Recycle Pots and Pans recently received an old Singer sewing machine and we recycled it to the Socially Responsible Sweatshop who takes them to Kenya to empower women in outlying villages. Here is more about this wonderful organization. Thank you Bridgette, for telling their story.
The Socially Responsible Sweatshop (SRS) is a non-profit charitable organization that repurposes landfill-destined textiles into useful, beautiful items. Proceeds from their sales provide funds for food-insecure communities and social justice projects. The volunteers of SRS strive to be helpful while demonstrating responsible stewardship of the Earth and the protection of its environment. I was lucky enough to meet with Mary Ann Kasper and Lonnie Hawks at the Haymaker Farmer’s Market in downtown Kent, Ohio, and learn more about their nonprofit.
The Socially Responsible Sweatshop’s mission is to extend its financial resources to other causes that are seen as fit and feasible. They work to sustain the Earth and the hungry.
Socially Responsible Sweatshop works with Bonyo’s Kenya Mission and Kent State University School of Nursing to help people in Western Kenya. The women of SRS gifted a refurbished 1920s Singer sewing machine to the women of Kenya.

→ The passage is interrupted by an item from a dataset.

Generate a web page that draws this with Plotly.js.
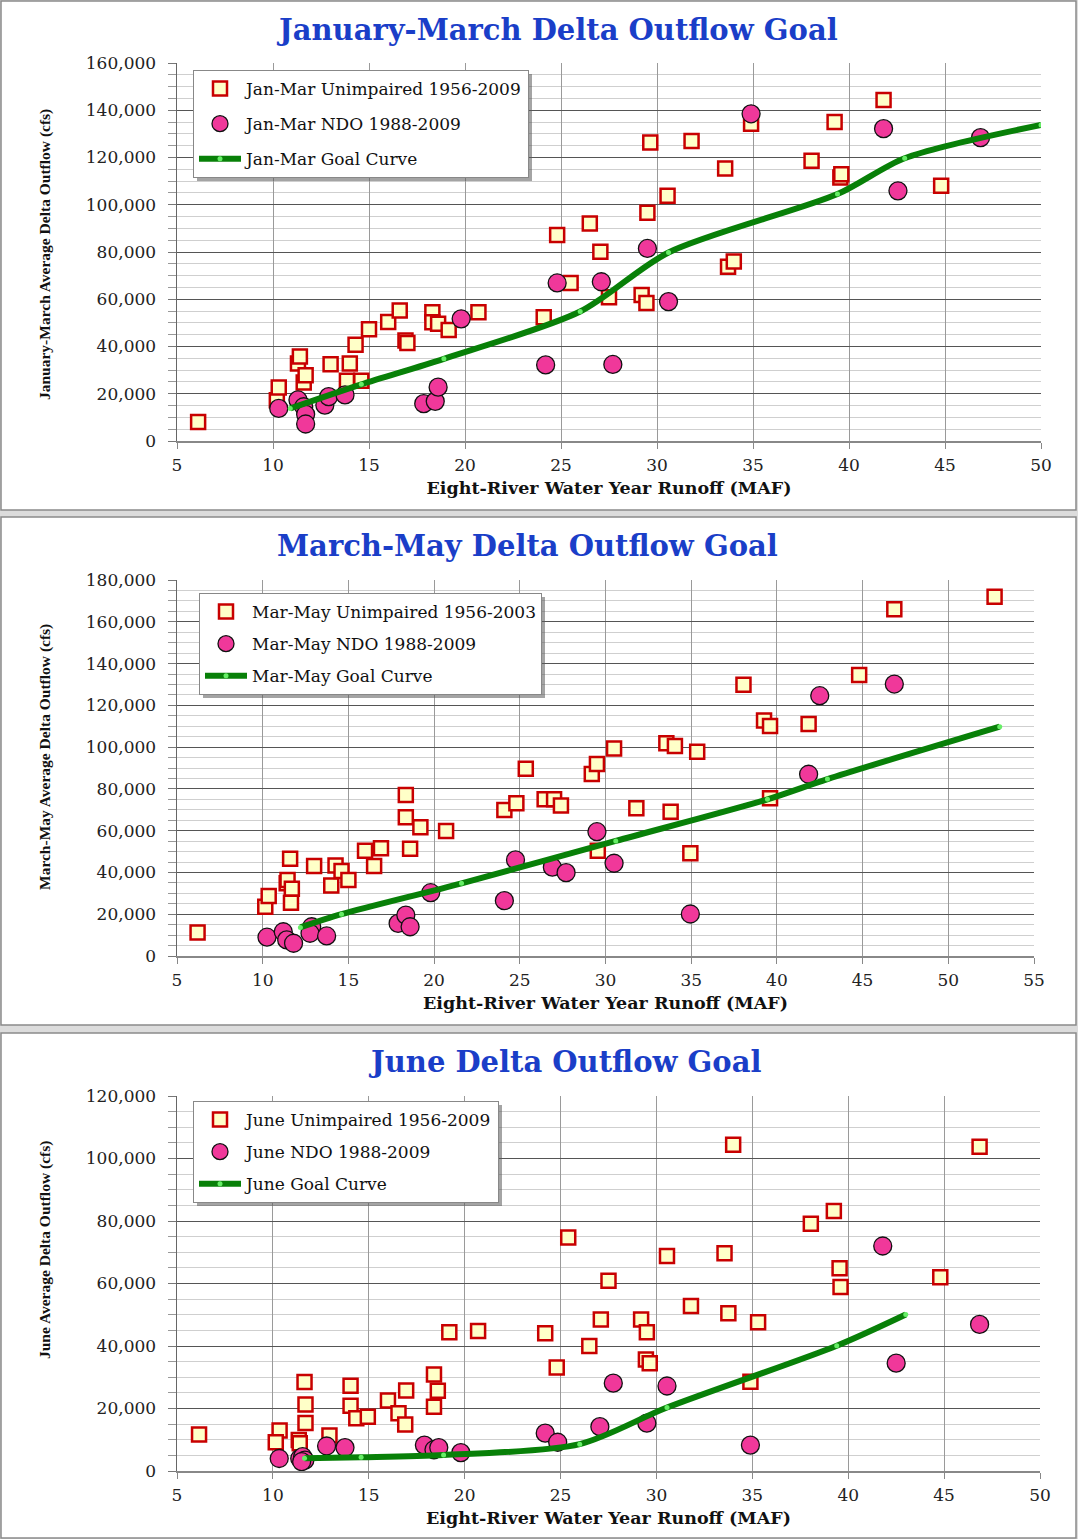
<!DOCTYPE html>
<html>
<head>
<meta charset="utf-8">
<script src="https://cdn.plot.ly/plotly-3.0.1.min.js"></script>
<style>
  html, body { margin: 0; padding: 0; background: #fff; }
  #chart { width: 1078px; height: 1539px; }
</style>
</head>
<body>
<div id="chart"></div>
<script>
// ---------- DATA ----------
// Panel 1: January-March
const janUnimpX = [6.1, 10.2, 10.3, 11.3, 11.4, 11.6, 11.7, 13.0, 13.85, 14.0, 14.3, 14.6, 15.0, 16.0, 16.6, 16.9, 17.0, 18.3, 18.3, 18.6, 19.15, 20.7, 24.1, 24.8, 25.5, 26.5, 27.05, 27.5, 29.2, 29.45, 29.5, 29.65, 30.55, 31.8, 33.55, 33.7, 34.0, 34.9, 38.05, 39.25, 39.55, 39.6, 41.8, 44.8];
const janUnimpY = [8000, 17200, 22600, 32800, 35800, 24800, 27800, 32500, 25500, 32800, 40700, 25500, 47300, 50400, 55200, 42500, 41500, 54500, 50300, 49600, 47000, 54500, 52400, 87200, 66900, 92100, 80100, 60800, 61800, 58400, 96600, 126300, 103800, 127000, 115300, 73800, 76000, 134300, 118600, 135000, 111500, 112900, 144300, 108000];
const janNdoX = [10.3, 11.3, 11.6, 11.7, 11.7, 12.7, 12.9, 13.75, 17.85, 18.45, 18.6, 19.8, 24.2, 24.8, 27.1, 27.7, 29.5, 30.6, 34.9, 41.8, 42.55, 46.85];
const janNdoY = [13800, 17400, 14500, 11300, 7200, 15200, 18800, 19500, 15800, 16800, 22800, 51700, 32200, 66900, 67400, 32400, 81500, 59000, 138500, 132200, 105900, 128400];
const janGoalX = [10.9, 14.6, 18.9, 26.0, 30.6, 39.4, 42.9, 50.0];
const janGoalY = [13800, 24000, 34800, 54800, 79800, 104500, 119700, 133800];

// Panel 2: March-May
const marUnimpX = [6.2, 10.15, 10.35, 11.4, 11.45, 11.6, 11.7, 11.65, 13.0, 14.0, 14.25, 14.6, 15.0, 15.97, 16.9, 16.5, 18.35, 18.35, 18.6, 19.2, 20.7, 24.1, 24.8, 25.35, 26.45, 27.0, 27.4, 29.2, 29.5, 30.5, 29.55, 31.8, 33.8, 33.55, 34.05, 35.35, 34.95, 38.05, 39.25, 39.6, 39.6, 41.85, 44.8, 46.85, 52.7];
const marUnimpY = [11200, 23600, 28700, 34800, 36400, 46500, 32200, 25500, 43100, 33700, 43300, 40700, 36400, 50400, 51600, 43100, 77100, 66400, 51400, 61600, 59900, 69900, 73100, 89700, 75000, 75000, 72100, 87100, 91900, 99300, 50400, 70700, 69100, 101800, 100500, 97800, 49200, 129800, 112700, 110100, 75500, 111100, 134500, 166000, 172000];
const marNdoX = [10.25, 11.2, 11.4, 11.8, 12.86, 12.76, 13.73, 17.9, 18.35, 18.6, 19.8, 24.1, 24.75, 26.9, 27.7, 29.5, 30.5, 34.95, 41.85, 42.5, 46.85];
const marNdoY = [9000, 11600, 7700, 6100, 14000, 10900, 9600, 15600, 19600, 14000, 30300, 26500, 46000, 42500, 39900, 59500, 44400, 20100, 87000, 124600, 130200];
const marGoalX = [12.2, 14.6, 21.6, 30.6, 39.45, 42.95, 53.0];
const marGoalY = [13700, 20000, 34800, 55100, 75000, 84700, 109800];

// Panel 3: June
const junUnimpX = [6.15, 10.35, 10.15, 11.35, 11.4, 11.65, 11.7, 11.7, 12.95, 14.05, 14.05, 14.35, 14.95, 16.0, 16.55, 16.95, 16.9, 18.4, 18.6, 18.4, 19.2, 20.7, 24.2, 24.8, 25.4, 26.5, 27.1, 27.5, 29.2, 29.5, 29.45, 29.65, 30.55, 31.8, 33.55, 33.75, 34.0, 35.3, 34.9, 38.05, 39.25, 39.55, 39.6, 44.8, 46.85];
const junUnimpY = [11700, 13000, 9200, 9900, 8900, 28500, 21300, 15400, 11400, 27300, 20900, 16900, 17400, 22600, 18500, 25800, 14900, 30900, 25700, 20600, 44400, 44800, 44100, 33100, 74700, 40000, 48500, 60900, 48500, 44400, 35700, 34500, 68800, 52800, 69700, 50500, 104400, 47600, 28600, 79100, 83200, 64900, 58900, 62000, 103800];
const junNdoX = [10.33, 11.4, 11.55, 11.67, 11.5, 12.8, 13.76, 17.9, 18.4, 18.65, 19.8, 24.2, 24.85, 27.05, 27.75, 29.5, 30.55, 34.9, 41.8, 42.5, 46.85];
const junNdoY = [4000, 4000, 4600, 3500, 3000, 8000, 7500, 8300, 6800, 7500, 5900, 12100, 9200, 14200, 28100, 15300, 27200, 8300, 72000, 34500, 46900];
const junGoalX = [11.65, 14.6, 18.9, 26.0, 30.55, 39.4, 43.0];
const junGoalY = [4100, 4400, 5100, 8600, 20300, 40100, 50100];

// Text
const titles = ['January-March Delta Outflow Goal', 'March-May Delta Outflow Goal', 'June Delta Outflow Goal'];
const yTitles = ['January-March Average Delta Outflow (cfs)', 'March-May Average Delta Outflow (cfs)', 'June Average Delta Outflow (cfs)'];
const xTitle = 'Eight-River Water Year Runoff (MAF)';
const unimpNames = ['Jan-Mar Unimpaired 1956-2009', 'Mar-May Unimpaired 1956-2003', 'June Unimpaired 1956-2009'];
const ndoNames = ['Jan-Mar NDO 1988-2009', 'Mar-May NDO 1988-2009', 'June NDO 1988-2009'];
const goalNames = ['Jan-Mar Goal Curve', 'Mar-May Goal Curve', 'June Goal Curve'];
const xRanges = [[5, 50], [5, 55], [5, 50]];
const yRanges = [[0, 160000], [0, 180000], [0, 120000]];

// ---------- LAYOUT HELPERS ----------
const W = 1078, H = 1539;
const px = v => v / W;
const py = v => 1 - v / H;

const plotBoxes = [
  {l: 177, r: 1041, t: 63, b: 441},
  {l: 177, r: 1034, t: 580, b: 956},
  {l: 177, r: 1040, t: 1096, b: 1471}
];
const panelBoxes = [
  {t: 1, b: 510},
  {t: 517, b: 1025},
  {t: 1033, b: 1538}
];
const titlePos = [{x: 557, y: 30}, {x: 527, y: 546}, {x: 564, y: 1062}];
const yTitlePos = [{x: 45, y: 255}, {x: 45, y: 757}, {x: 45, y: 1250}];
const legendPos = [{x: 193, y: 70}, {x: 199, y: 593}, {x: 193, y: 1101}];
const legendGaps = [10, 7, 7];

const series = [
  [janUnimpX, janUnimpY, janNdoX, janNdoY, janGoalX, janGoalY],
  [marUnimpX, marUnimpY, marNdoX, marNdoY, marGoalX, marGoalY],
  [junUnimpX, junUnimpY, junNdoX, junNdoY, junGoalX, junGoalY]
];

const serif = 'DejaVu Serif';
const data = [];
const layout = {
  width: W, height: H,
  margin: {l: 0, r: 0, t: 0, b: 0},
  paper_bgcolor: '#dcdcdc',
  plot_bgcolor: '#ffffff',
  showlegend: true,
  font: {family: serif, color: '#111'},
  shapes: [],
  annotations: []
};

for (let i = 0; i < 3; i++) {
  const sfx = i === 0 ? '' : String(i + 1);
  const xa = 'x' + sfx, ya = 'y' + sfx;
  const lg = 'legend' + sfx;
  const [ux, uy, nx, ny, gx, gy] = series[i];

  data.push({
    type: 'scatter', mode: 'markers', x: ux, y: uy, xaxis: xa, yaxis: ya,
    name: unimpNames[i], legend: lg, legendgroup: 'u' + i,
    marker: {symbol: 'square', size: 14, color: '#ffffc8', line: {color: '#c80000', width: 2.5}},
    hoverinfo: 'x+y'
  });
  data.push({
    type: 'scatter', mode: 'markers', x: nx, y: ny, xaxis: xa, yaxis: ya,
    name: ndoNames[i], legend: lg, legendgroup: 'n' + i,
    marker: {symbol: 'circle', size: 18, color: '#f0389a', line: {color: '#111', width: 1.3}},
    hoverinfo: 'x+y'
  });
  data.push({
    type: 'scatter', mode: 'lines+markers', x: gx, y: gy, xaxis: xa, yaxis: ya,
    name: goalNames[i], legend: lg, legendgroup: 'g' + i,
    line: {color: '#088008', width: 6, shape: 'spline', smoothing: 0.8},
    marker: {size: 5, color: '#66ee66'},
    hoverinfo: 'x+y'
  });

  const pb = plotBoxes[i];
  layout['xaxis' + sfx] = {
    domain: [px(pb.l), px(pb.r)],
    anchor: ya,
    range: xRanges[i],
    tick0: 5, dtick: 5,
    showgrid: true, gridcolor: '#9a9a9a', gridwidth: 1,
    zeroline: false,
    showline: true, linecolor: '#888', linewidth: 1.5,
    ticks: 'outside', ticklen: 6, tickcolor: '#888',
    ticklabelstandoff: 2,
    tickfont: {family: serif, size: 17, color: '#222'},
    title: {text: '<b>' + xTitle + '</b>', font: {family: serif, size: 17.5, color: '#111'}, standoff: 8},
    fixedrange: true
  };
  layout['yaxis' + sfx] = {
    domain: [py(pb.b), py(pb.t)],
    anchor: xa,
    range: yRanges[i],
    dtick: 20000,
    tickformat: ',d',
    showgrid: true, gridcolor: '#555', gridwidth: 1,
    zeroline: false,
    showline: true, linecolor: '#666', linewidth: 1.5,
    ticks: 'outside', ticklen: 8, tickcolor: '#777',
    ticklabelstandoff: 8,
    tickfont: {family: serif, size: 17, color: '#222'},
    minor: {dtick: 5000, showgrid: true, gridcolor: '#cfcfcf', gridwidth: 1, ticks: 'outside', ticklen: 8, tickcolor: '#999'},
    fixedrange: true
  };

  const lp = legendPos[i];
  layout[lg] = {
    x: px(lp.x), y: py(lp.y), xanchor: 'left', yanchor: 'top',
    bgcolor: '#ffffff', bordercolor: '#888', borderwidth: 1,
    font: {family: serif, size: 17, color: '#111'},
    tracegroupgap: legendGaps[i], itemwidth: 42,
    traceorder: 'grouped'
  };

  const bx = panelBoxes[i];
  layout.shapes.push({
    type: 'rect', xref: 'paper', yref: 'paper', layer: 'below',
    x0: px(1), x1: px(1076), y0: py(bx.b), y1: py(bx.t),
    fillcolor: '#ffffff', line: {color: '#8a8a8a', width: 1.5}
  });

  const tp = titlePos[i];
  layout.annotations.push({
    xref: 'paper', yref: 'paper', x: px(tp.x), y: py(tp.y),
    xanchor: 'center', yanchor: 'middle', showarrow: false,
    text: '<b>' + titles[i] + '</b>',
    font: {family: serif, size: 29, color: '#1a3ec8'}
  });
  const yt = yTitlePos[i];
  layout.annotations.push({
    xref: 'paper', yref: 'paper', x: px(yt.x), y: py(yt.y),
    xanchor: 'center', yanchor: 'middle', showarrow: false, textangle: -90,
    text: '<b>' + yTitles[i] + '</b>',
    font: {family: 'Liberation Serif', size: 15.5, color: '#111'}
  });
}

Plotly.newPlot('chart', data, layout, {staticPlot: true, displayModeBar: false}).then(gd => {
  // soft drop shadow behind each legend box, sized from the rendered legend
  const fl = gd._fullLayout;
  const extra = [];
  ['legend', 'legend2', 'legend3'].forEach((lg, i) => {
    const L = fl[lg];
    if (!L || !L._width || !L._height) return;
    const x0 = legendPos[i].x, y0 = legendPos[i].y;
    const x1 = x0 + L._width, y1 = y0 + L._height;
    extra.push({
      type: 'rect', xref: 'paper', yref: 'paper', layer: 'above',
      x0: px(x0 + 4), x1: px(x1 + 3), y0: py(y1 + 3), y1: py(y0 + 4),
      fillcolor: 'rgba(90,90,90,0.55)', line: {width: 0}
    });
  });
  if (extra.length) Plotly.relayout(gd, {shapes: layout.shapes.concat(extra)});
});
</script>
</body>
</html>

Prior to its donation, the sewing machine had quite the journey: It is said that this 1920s Singer was the shop’s first sewing machine. Kasper wanted to help those in need get more fresh food, so she went to a thrift store and bought the old Singer machine. Kasper started by making yoga mats, but once she started gathering a team, the opportunities were endless. Revenue from the items made was used to purchase and provide food.
The Socially Responsible Sweatshop was inspired to help set up a “sister sweatshop” at the Mama Pilista Bonyo Memorial Health Center, which is an ongoing project. They repurpose all the items they receive, which keeps fabric, sewing machines, and other reusable items out of landfills, saves money, and protects the environment.
An abundance of used towels and bedsheets were used for upcycling needs for the Kenyan women. It is said that “having the means to make their own reusable menstrual pads out of affordable and accessible materials will give the young women in the villages around the clinic a better chance to be self-reliant, remain in school, and break the circle of poverty caused by lack of education.”
The group’s efforts to produce work sustainably, while also working towards funding food insecurity programs and raising awareness of social justice issues, make the organization important and unique. They have a large impact locally and it is inspiring to see them impacting other communities as well. The success of their work has led the organization to focus its efforts on organizations in other countries, just as they are in Kenya.
I am grateful I was able to talk to Mary Ann and Lonnie about their non-profit, Socially Responsible Sweatshop. My Photojournalism class project turned out to be more memorable than I ever imagined it would. I took a picture of them from afar, and approached them afterward, asking them, “Could you tell me more about your non-profit?” Listening to them, hearing what they do, and learning all about their organization inspires me to be a better person for myself and for others.
What are some ways you are able to help out in your community? Sometimes you might have to take a deeper look, but you might find something that just might change your outlook.